13. The Day of Atonement figures in the Mosaic Code as the day when the high priest in the Temple performed the important function of expiation for the sanctuary, the priesthood, and the people. The mass of the people were to observe the day from evening to evening as a Sabbath and a fast day to obtain pardon for their sins before God.[1497] A very primitive rite which survived for this day was the selection of two goats, one of which was to be sent to Azazel, the demon of the wilderness, to bear away the sins of the people, while the other was to be offered to the Lord as a sacrifice. We learn from the Mishnaic sources that the sending forth of the scapegoat was accompanied by strange practices betraying intense popular interest, and its arrival at the bottom of the wild ravine, [pg 467] where Azazel was supposed to dwell, was announced by signals from station to station, until they reached the Temple mount, and the news of it was then received with wild bursts of joy by the people. The young men and maidens assembled on the heights of Jerusalem, like the men at the pilgrimage feast at Shiloh, and held, as it were, nuptial dances.[1498] The day was one of communion with God for the high-priest alone; he confessed his sins and those of the people and implored forgiveness, and it was actually believed that he beheld the Majesty of God on that day when he entered the Holy of Holies with the incense shrouding his face.[1499]

In contrast to this priestly monopoly of service with its external and archaic forms of expiation, the founders of the Synagogue invested the Day of Atonement with a higher meaning in accord with the spirit of the prophets of old, the doctrine of God's mercy and paternal love. Atonement could no longer be obtained by the priest with the sacrificial blood, the incense, or the scapegoat; it must come through the repentance of the sinner, leading him back from the path of error to the way of God. As the high-priest in the Temple, so now every son of Israel was to spend the day in the house of prayer, confessing his sins before God with a contrite heart, awaiting with awe the realization of God's promise to Moses: “I have pardoned according to thy word.”[1500] Indeed, a forward step in the history of religion is represented in the interpretation of the verse: “For on this day he—that is, the high-priest—shall make atonement for you to cleanse you,” which was now understood to refer to God: “He shall make atonement for you through this day.”[1501] Therefore R. Akiba [pg 468] could exclaim proudly, as he thought of the Paulinian doctrine of vicarious atonement: “Happy are ye Israelites! Before whom do you cleanse yourselves from sin, and who cleanses you? Your Father in heaven!”[1502] No mediator was needed between man and his heavenly Father from the moment that each individual learned to approach God in true humility on the Day of Atonement, imploring His pardon for sin and promising to amend his ways. With profound intuition the rabbis attributed God's pardon to the petition of Moses, saying that He revealed Himself in His attribute of mercy on the very tenth of Tishri, foreshadowing for all time the divine forgiveness of sin on the Day of Atonement.[1503]

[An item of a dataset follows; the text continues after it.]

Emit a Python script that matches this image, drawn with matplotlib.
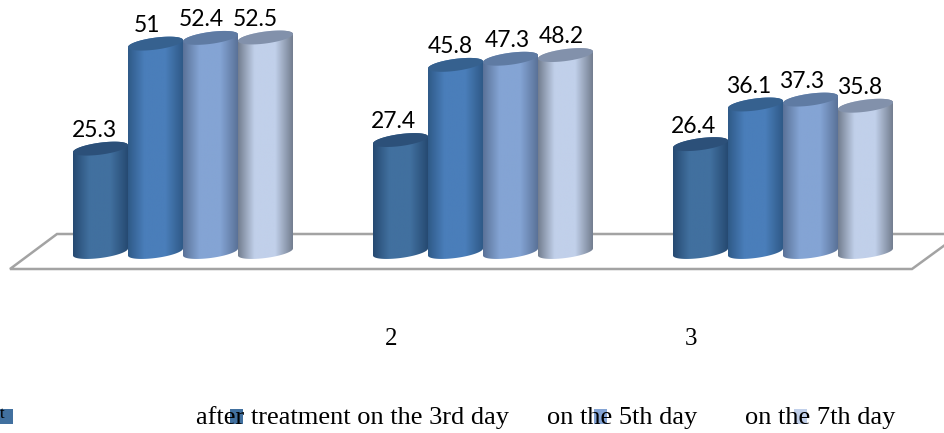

As the Mishnah expressly states, even the Day of Atonement cannot bring forgiveness so long as injustice cleaves to one's hand or evil speech to the lips and no attempt is made to repair the injury and appease one's fellow-man.[1504] Where justice is lacking, divine love cannot exert its saving power. God's mercy and long-suffering cannot remove sin, unless the root of evil is removed from the heart and every wrong redressed in sincere repentance. The spirit of God is invoked on these great days at the year's commencement only that the penitent soul may thus receive strength to improve its ways, that good conduct in the future may atone for the errors of the past. Surely no religion in the world can equal the sublime teachings of the New Year's day and the Day of Atonement, first filling the heart of mortal man with awe before the Judge of the world and then cheering it with the assurance of God's paternal love being ever ready to extend mercy to His repentant children. While the other festivals of the year are specifically Jewish in historic associations [pg 469] and meaning, these two days on the threshold of each new year are universally human, and the chief prayers for this day are of a universal character, appealing to every human heart. Indeed, it is characteristic that both the concluding service for the day, the Neilah, and the Scriptural reading of the Minhah Service, selected from the book of Jonah, tell that God's all-forgiving mercy extends to the non-Jewish world as well as to the Jew.[1505]

14. Altogether, the Synagogue gave to the annual cycle of the Jewish life a beautiful rhythm in its alternation of joy and sorrow, lending a higher solemnity to general experience. All the festivals mentioned above were preceded by a series of Sabbaths to prepare the congregation for the coming of the sad or the joyful season with its historical reminiscences. So the memorial day of the destruction of Jerusalem, the ninth of Ab, had three weeks previously to herald in a day commemorating the siege of Jerusalem, the seventeenth of Tammuz; but it had also seven Sabbath days to follow, which afforded words of consolation and hope of a more glorious future for the mourning nation.[1506] Of course, the brighter days of the present era have greatly modified the lugubrious character of these eventful days of the past, even in those circles where the hope for the restoration of the Jewish nation and Temple is still expressed in prayer. At the same time, the commemoration of the destruction of State and Temple, the great turning-point in the history of the Jew, ought to be given a prominent place in the Reform Synagogue as well, though celebrated in the spirit of progressive Judaism.

The feast of Hanukkah with its lights and song, jubilant with the Maccabean victory in the battle for Israel's faith, still resounds in the Jewish home and the house of God with [pg 470] the prophetic watchword: “Not by might, nor by power, but by My spirit, saith the Lord of Hosts.”[1507]